Cuomo needs to get tough on teacher evaluations
Feb 14, 2012 | 5888 views | 0 0 comments | 57 57 recommendations | email to a friend | print
Likely, by the time you read this, we'll know whether teacher unions and state lawmakers were actually able to come to an agreement on what most people deem sensible: a teacher evaluation system.

Or, more likely, we'll know whether they failed and painted Governor Andrew Cuomo - who in recent weeks has made developing a teacher evaluation system a priority - into a proverbial corner.

Implementing a teacher evaluation system means so much more to the City and State of New York than just a method for grading the performance of the people entrusted with educating our children.
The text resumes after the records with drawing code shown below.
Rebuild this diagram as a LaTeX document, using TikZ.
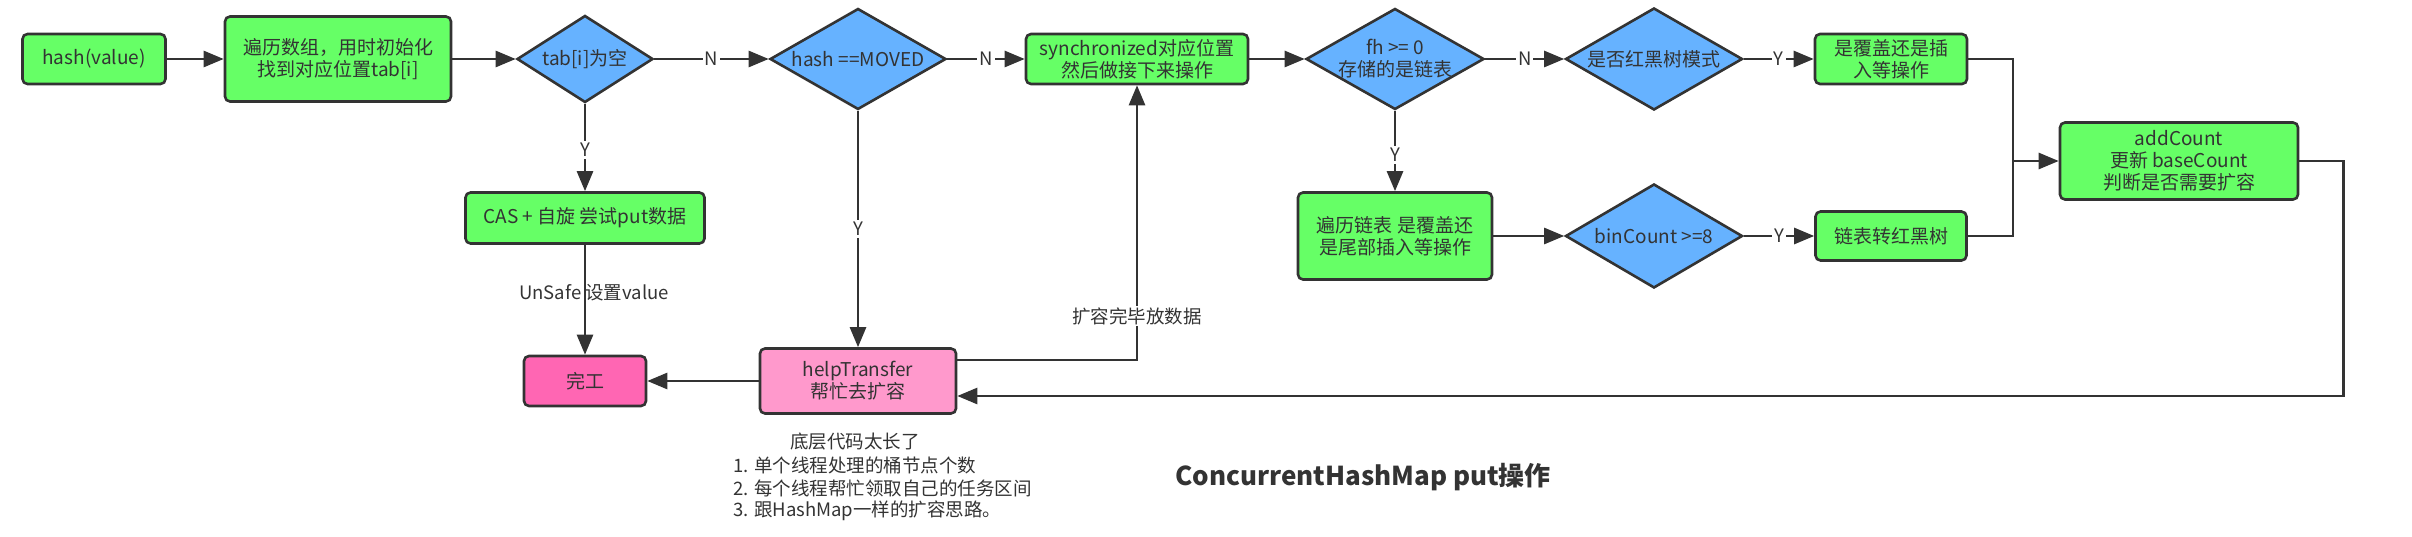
\documentclass[tikz,border=0pt]{standalone}
\usepackage{fontspec}
\setmainfont{Noto Sans CJK SC}
\usetikzlibrary{shapes.geometric,arrows.meta}
\definecolor{gfill}{HTML}{66FF66}
\definecolor{bfill}{HTML}{66B2FF}
\definecolor{pfill}{HTML}{FF66B3}
\definecolor{lpfill}{HTML}{FF99CC}
\definecolor{ink}{HTML}{333333}
\begin{document}
\begin{tikzpicture}[x=1pt,y=-1pt,
  every node/.style={text=ink, font=\fontsize{19}{22}\selectfont},
  box/.style={draw=ink, line width=2.6pt, rounded corners=5pt, inner sep=0pt, align=center},
  gbox/.style={box, fill=gfill},
  dia/.style={diamond, draw=ink, line width=2.6pt, fill=bfill, inner sep=0pt},
  dtext/.style={align=center, inner sep=0pt},
  arr/.style={draw=ink, line width=2.6pt, line join=miter, -{Triangle[length=20pt,width=16pt]}},
  ln/.style={draw=ink, line width=2.6pt},
  lab/.style={fill=white, inner sep=2pt, font=\fontsize{18.5}{22}\selectfont},
  note/.style={inner sep=0pt, font=\fontsize{18.5}{22}\selectfont}
]
\useasboundingbox (0,0) rectangle (2412,537);

% first row
\node[gbox, minimum width=143pt, minimum height=50pt] (hash) at (94,59) {hash(value)};
\node[gbox, minimum width=226pt, minimum height=85pt] (trav) at (338,59) {遍历数组，用时初始化\\找到对应位置tab[i]};
\node[dia, minimum width=136pt, minimum height=87pt, label={[dtext]center:{tab[i]为空}}] (tab) at (585,59) {};
\node[dia, minimum width=176pt, minimum height=101pt, label={[dtext]center:{hash ==MOVED}}] (moved) at (858,59) {};
\node[gbox, minimum width=222pt, minimum height=50pt] (sync) at (1137,59) {synchronized对应位置\\然后做接下来操作};
\node[dia, minimum width=178pt, minimum height=101pt, label={[dtext]center:{fh >= 0\\存储的是链表}}] (fh) at (1395,59) {};
\node[dia, minimum width=177pt, minimum height=102pt, label={[dtext]center:{是否红黑树模式}}] (rb) at (1654,59) {};
\node[gbox, minimum width=152pt, minimum height=50pt] (cover) at (1891,59) {是覆盖还是插\\入等操作};

% right
\node[gbox, minimum width=238pt, minimum height=77pt] (add) at (2179,161) {addCount\\更新 baseCount\\判断是否需要扩容};

% second row
\node[gbox, minimum width=239pt, minimum height=51pt] (cas) at (585,218) {CAS + 自旋 尝试put数据};
\node[gbox, minimum width=194pt, minimum height=87pt] (list) at (1395,236) {遍历链表 是覆盖还\\是尾部插入等操作};
\node[dia, minimum width=177pt, minimum height=104pt, label={[dtext]center:{binCount >=8}}] (bin) at (1654,236) {};
\node[gbox, minimum width=151pt, minimum height=49pt] (conv) at (1891,236) {链表转红黑树};

% third row
\node[box, fill=pfill, minimum width=122pt, minimum height=50pt] (done) at (585,381) {完工};
\node[box, fill=lpfill, minimum width=196pt, minimum height=65pt] (help) at (858,381) {helpTransfer\\帮忙去扩容};

% notes
\node[note] (n0) at (855,442) {底层代码太长了};
\node[note, anchor=west] (n1) at (733,465) {1. 单个线程处理的桶节点个数};
\node[note, anchor=west] (n2) at (733,488) {2. 每个线程帮忙领取自己的任务区间};
\node[note, anchor=west] (n3) at (733,511) {3. 跟HashMap一样的扩容思路。};
\node[inner sep=0pt, font=\fontsize{26}{30}\selectfont\bfseries] (title) at (1363,477) {ConcurrentHashMap put操作};

% connectors
\draw[arr] (hash) -- (trav);
\draw[arr] (trav) -- (tab);
\draw[arr] (tab) -- node[lab]{N} (moved);
\draw[arr] (moved) -- node[lab]{N} (sync);
\draw[arr] (sync) -- (fh);
\draw[arr] (fh) -- node[lab]{N} (rb);
\draw[arr] (rb) -- node[lab]{Y} (cover);
\draw[arr] (tab) -- node[lab, pos=0.53]{Y} (cas);
\draw[arr] (moved) -- node[lab]{Y} (help);
\draw[arr] (fh) -- node[lab, pos=0.55]{Y} (list);
\draw[arr] (list) -- (bin);
\draw[arr] (bin) -- node[lab]{Y} (conv);
\draw[arr] (cas) -- node[note, pos=0.44, xshift=9pt]{UnSafe 设置value} (done);
\draw[arr] (help) -- (done);
\draw[arr] ([yshift=21pt]help.east) -| node[lab, pos=0.58, inner sep=1pt]{扩容完毕放数据} (sync.south);
\coordinate (m) at (2013,161);
\draw[ln] (cover.east) -| (m);
\draw[ln] (conv.east) -| (m);
\draw[arr] (m) -- (add.west);
\draw[arr] (add.east) -- ++(44,0) |- ([yshift=-15pt]help.east);
\end{tikzpicture}
\end{document}
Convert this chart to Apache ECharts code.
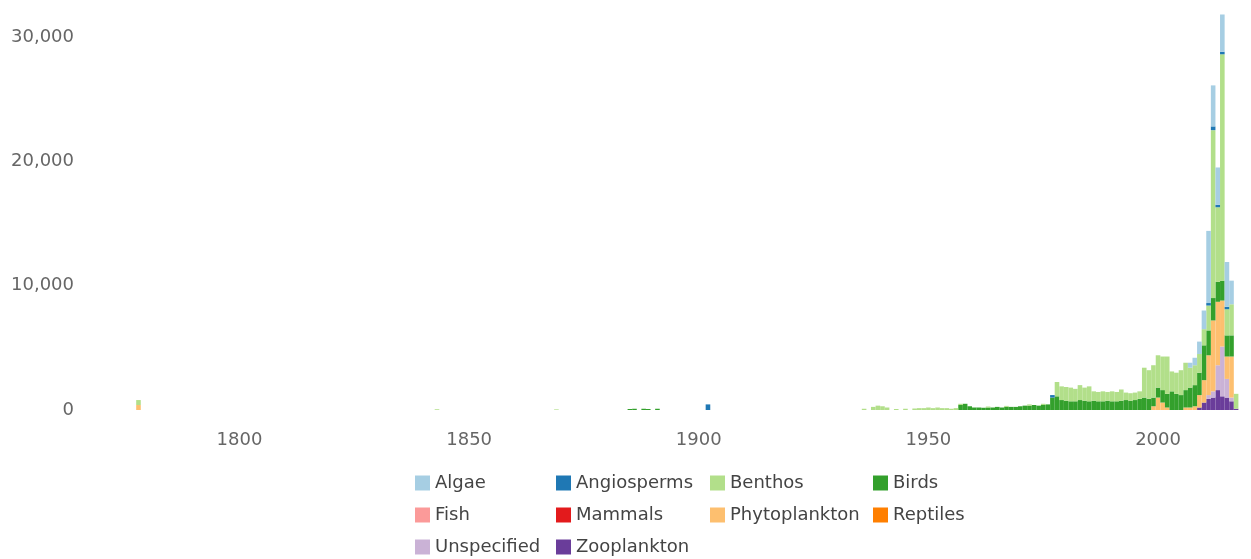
<!DOCTYPE html>
<html><head><meta charset="utf-8">
<script src="https://cdn.jsdelivr.net/npm/echarts@6/dist/echarts.min.js"></script>
<style>html,body{margin:0;padding:0;background:#fff}#c{width:1251px;height:559px}</style>
</head><body><div id="c"></div>
<script>
const firstYear = 1776, lastYear = 2018;
const tickYears = [1800, 1850, 1900, 1950, 2000];
const yTicks = [0, 10000, 20000, 30000];
const names = ['Algae','Angiosperms','Benthos','Birds','Fish','Mammals','Phytoplankton','Reptiles','Unspecified','Zooplankton'];
const colors = ['#a6cee3','#1f78b4','#b2df8a','#33a02c','#fb9a99','#e31a1c','#fdbf6f','#ff7f00','#cab2d6','#6a3d9a'];

const algae = [[2007,400],[2008,600],[2009,1000],[2010,1500],[2011,5800],[2012,3300],[2013,3000],[2014,3000],[2015,3600],[2016,1900]];
const angiosperms = [[1902,450],[1977,200],[2011,200],[2012,300],[2013,200],[2014,200],[2015,200]];
const benthos = [[1778,400],[1843,60],[1869,50],[1936,100],[1938,250],[1939,350],[1940,300],[1941,200],[1943,80],[1945,100],[1947,120],[1948,150],[1949,150],[1950,200],[1951,150],[1952,200],[1953,150],[1954,150],[1955,100],[1956,150],[1957,100],[1963,80],[1967,80],[1972,100],[1975,100],
  [1978,1150],[1979,1100],[1980,1100],[1981,1100],[1982,1000],[1983,1200],[1984,1050],[1985,1200],[1986,750],[1987,750],[1988,800],[1989,700],[1990,800],[1991,750],[1992,900],[1993,600],[1994,600],[1995,600],[1996,600],
  [1997,2400],[1998,2300],[1999,2600],[2000,2600],[2001,2700],[2002,3000],[2003,1600],[2004,1700],[2005,2000],[2006,2200],[2007,1600],[2008,1600],[2009,1500],[2010,1300],[2011,2000],[2012,13500],[2013,6000],[2014,18200],[2015,2100],[2016,2500],[2017,1200]];
const birds = [[1885,80],[1886,100],[1888,100],[1889,80],[1891,100],
  [1957,400],[1958,500],[1959,300],[1960,200],[1961,200],[1962,180],[1963,200],[1964,200],[1965,250],[1966,200],[1967,250],[1968,250],[1969,250],[1970,300],[1971,350],[1972,350],[1973,400],[1974,350],[1975,400],[1976,450],[1977,1000],[1978,1100],
  [1979,800],[1980,750],[1981,700],[1982,700],[1983,800],[1984,750],[1985,700],[1986,750],[1987,700],[1988,700],[1989,750],[1990,700],[1991,700],[1992,750],[1993,800],[1994,750],[1995,800],[1996,900],
  [1997,1000],[1998,900],[1999,700],[2000,800],[2001,1000],[2002,1100],[2003,1500],[2004,1300],[2005,1200],[2006,1400],[2007,1600],[2008,1700],[2009,1800],[2010,2800],[2011,2000],[2012,1800],[2013,1600],[2014,1600],[2015,1700],[2016,1700]];
const fish = [];
const mammals = [];
const phytoplankton = [[1778,400],[1999,300],[2000,1000],[2001,600],[2002,200],[2006,200],[2007,200],[2008,300],[2009,1000],[2010,1800],[2011,3200],[2012,5700],[2013,5100],[2014,3700],[2015,1800],[2016,3300]];
const reptiles = [];
const unspecified = [[2011,300],[2012,500],[2013,2000],[2014,4000],[2015,1500],[2016,300]];
const zooplankton = [[2009,200],[2010,600],[2011,900],[2012,1000],[2013,1600],[2014,1100],[2015,1000],[2016,700],[2017,100]];

const seriesData = {Algae: algae, Angiosperms: angiosperms, Benthos: benthos, Birds: birds, Fish: fish, Mammals: mammals,
  Phytoplankton: phytoplankton, Reptiles: reptiles, Unspecified: unspecified, Zooplankton: zooplankton};

const years = [];
for (let y = firstYear; y <= lastYear; y++) years.push(String(y));

function toCategoryData(pairs) {
  const arr = years.map(() => 0);
  pairs.forEach(([yr, v]) => { arr[yr - firstYear] = v; });
  return arr;
}

const series = names.slice().reverse().map(n => ({
  name: n, type: 'bar', stack: 'total',
  data: toCategoryData(seriesData[n]),
  itemStyle: { color: colors[names.indexOf(n)] },
  barCategoryGap: '0%',
  emphasis: { disabled: true }
}));

const font = 'DejaVu Sans';
const legendCols = [
  { left: 415, data: ['Algae', 'Fish', 'Unspecified'] },
  { left: 556, data: ['Angiosperms', 'Mammals', 'Zooplankton'] },
  { left: 710, data: ['Benthos', 'Phytoplankton'] },
  { left: 873, data: ['Birds', 'Reptiles'] }
];

const chart = echarts.init(document.getElementById('c'), null, { renderer: 'canvas' });
chart.setOption({
  animation: false,
  color: colors,
  grid: { left: 127, right: 8, top: 12, bottom: 149, containLabel: false },
  legend: legendCols.map(c => ({
    orient: 'vertical', left: c.left, top: 473, height: 120, width: 200, padding: 0, data: c.data,
    icon: 'rect', itemWidth: 15, itemHeight: 15, itemGap: 12, selectedMode: false,
    textStyle: { fontFamily: font, fontSize: 18, color: '#444', lineHeight: 20 }
  })),
  xAxis: {
    type: 'category', data: years,
    axisLine: { show: false }, axisTick: { show: false },
    axisLabel: {
      interval: (i, v) => tickYears.includes(Number(v)),
      margin: 21, fontFamily: font, fontSize: 18, color: '#666'
    }
  },
  yAxis: {
    type: 'value', min: 0, max: 32000, interval: 10000,
    axisLine: { show: false }, axisTick: { show: false }, splitLine: { show: false },
    axisLabel: {
      margin: 53, fontFamily: font, fontSize: 18, color: '#666',
      formatter: v => yTicks.includes(v) ? v.toLocaleString('en-US') : ''
    }
  },
  series: series
});
</script>
</body></html>
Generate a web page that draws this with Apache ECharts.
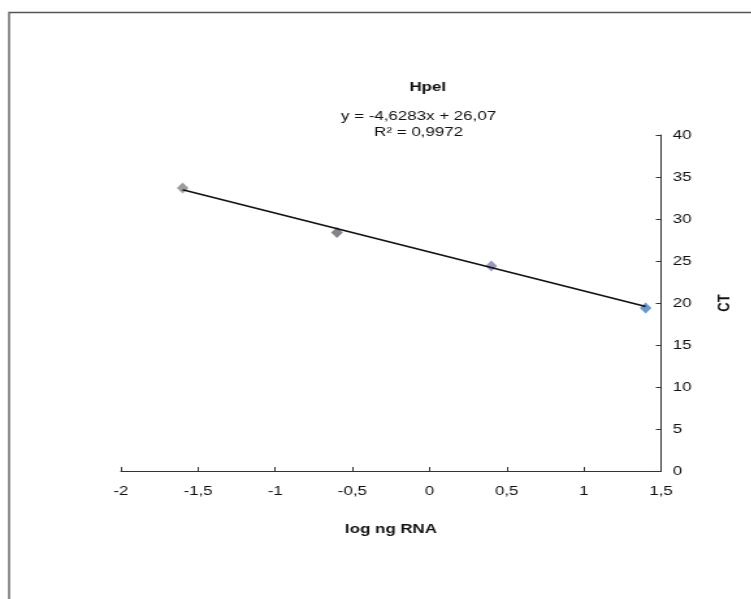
<!DOCTYPE html>
<html>
<head>
<meta charset="utf-8">
<script src="https://cdn.jsdelivr.net/npm/echarts@6/dist/echarts.min.js"></script>
<style>
html,body{margin:0;padding:0;background:#fff;overflow:hidden;}
#wrap{width:751px;height:599px;overflow:hidden;position:relative;}
#c{width:578px;height:599px;transform:scaleX(1.3);transform-origin:0 0;}
</style>
</head>
<body>
<div id="wrap"><div id="c"></div></div>
<script>
var logRNA = [-1.6, -0.6, 0.4, 1.4];
var ctValues = [33.7, 28.4, 24.4, 19.4];
var pointColors = ['#8c8c8c', '#6e6e78', '#8585b5', '#4f8ac6'];
var trendX = [-1.6, 1.4];
var trendY = [33.48, 19.59];
var equationText = 'y = -4,6283x + 26,07';
var r2Text = 'R² = 0,9972';
var chartTitle = 'HpeI';
var xName = 'log ng RNA';
var yName = 'CT';

var fmt = function (v) { return String(v).replace('.', ','); };
var font = '"Liberation Sans", Arial, sans-serif';

var chart = echarts.init(document.getElementById('c'));
chart.setOption({
  animation: false,
  backgroundColor: '#fff',
  grid: { left: 93, right: 69.5, top: 135, bottom: 128 },
  xAxis: {
    type: 'value', min: -2, max: 1.5, interval: 0.5,
    name: xName, nameLocation: 'middle', nameGap: 52,
    nameTextStyle: { fontFamily: font, fontSize: 13, fontWeight: 'bold', color: '#111' },
    axisLine: { onZero: false, lineStyle: { color: '#333', width: 1 } },
    axisTick: { show: true, inside: true, length: 4, lineStyle: { color: '#333' } },
    axisLabel: { formatter: fmt, fontFamily: font, fontSize: 13, color: '#111', margin: 14 },
    splitLine: { show: false }
  },
  yAxis: {
    type: 'value', min: 0, max: 40, interval: 5, position: 'right',
    name: yName, nameLocation: 'middle', nameGap: 42, nameRotate: 90,
    nameTextStyle: { fontFamily: font, fontSize: 13, fontWeight: 'bold', color: '#111' },
    axisLine: { show: true, onZero: false, lineStyle: { color: '#333', width: 1 } },
    axisTick: { show: true, inside: true, length: 4, lineStyle: { color: '#333' } },
    axisLabel: { formatter: fmt, fontFamily: font, fontSize: 13, color: '#111', margin: 9 },
    splitLine: { show: false }
  },
  graphic: [
    { type: 'rect', shape: { x: 7, y: 12.5, width: 700, height: 700 }, style: { fill: 'none', stroke: '#555', lineWidth: 1.3 }, silent: true },
    { type: 'text', style: { text: chartTitle, x: 329, y: 87, textAlign: 'center', textVerticalAlign: 'middle', font: 'bold 13px ' + font, fill: '#111' } },
    { type: 'text', style: { text: equationText, x: 322, y: 116, textAlign: 'center', textVerticalAlign: 'middle', font: '13px ' + font, fill: '#111' } },
    { type: 'text', style: { text: r2Text, x: 322, y: 132, textAlign: 'center', textVerticalAlign: 'middle', font: '13px ' + font, fill: '#111' } }
  ],
  series: [
    {
      type: 'line',
      data: trendX.map(function (x, i) { return [x, trendY[i]]; }),
      showSymbol: false, symbol: 'none',
      lineStyle: { color: '#111', width: 1.6 },
      z: 3
    },
    {
      type: 'scatter',
      symbol: 'diamond', symbolSize: [9, 11],
      data: logRNA.map(function (x, i) {
        return { value: [x, ctValues[i]], itemStyle: { color: pointColors[i], opacity: 0.85 } };
      }),
      z: 2
    }
  ]
});
</script>
</body>
</html>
It means $700 million in federal "Race to the Top" funding that was only awarded to the state on the promise that a teacher evaluation system would be put in place.

That was nearly two years ago and to this date nothing has been accomplished. Now the federal government wants to know when it's going to get its money back.

With the dire economic situation facing New York State, we can't afford to be throwing away free money.

Given past experience it's doubtful, but hopefully by the time you are reading this both sides will have come to their senses, and a system for evaluating teachers will be in place and the $700 million that will be spent improving the state's education system will no longer be in jeopardy.

But "both sides coming to their senses" rarely happens in New York politics, so Cuomo will be forced to go with Plan B. The governor will file an amendment to the proposed state budget that stipulates that school districts that fail to put an evaluation system in place will see its state funding cut by about four percent.

If it comes to that, Cuomo needs to be aggressive in pushing for an evaluation system that doesn't leave too much discretion on evaluating teachers left for the unions and individual school districts to negotiate.

If Cuomo only gives a broad outline for an evaluation system and leaves the details to be worked out on a case-by-case basis, the system will have no teeth, which is exactly what the unions are counting on. That, and in the case of New York City, a new mayor coming into office who will be less forceful with the United Federation of Teachers.

If it comes to a showdown, this could be the biggest test yet of Cuomo's governorship.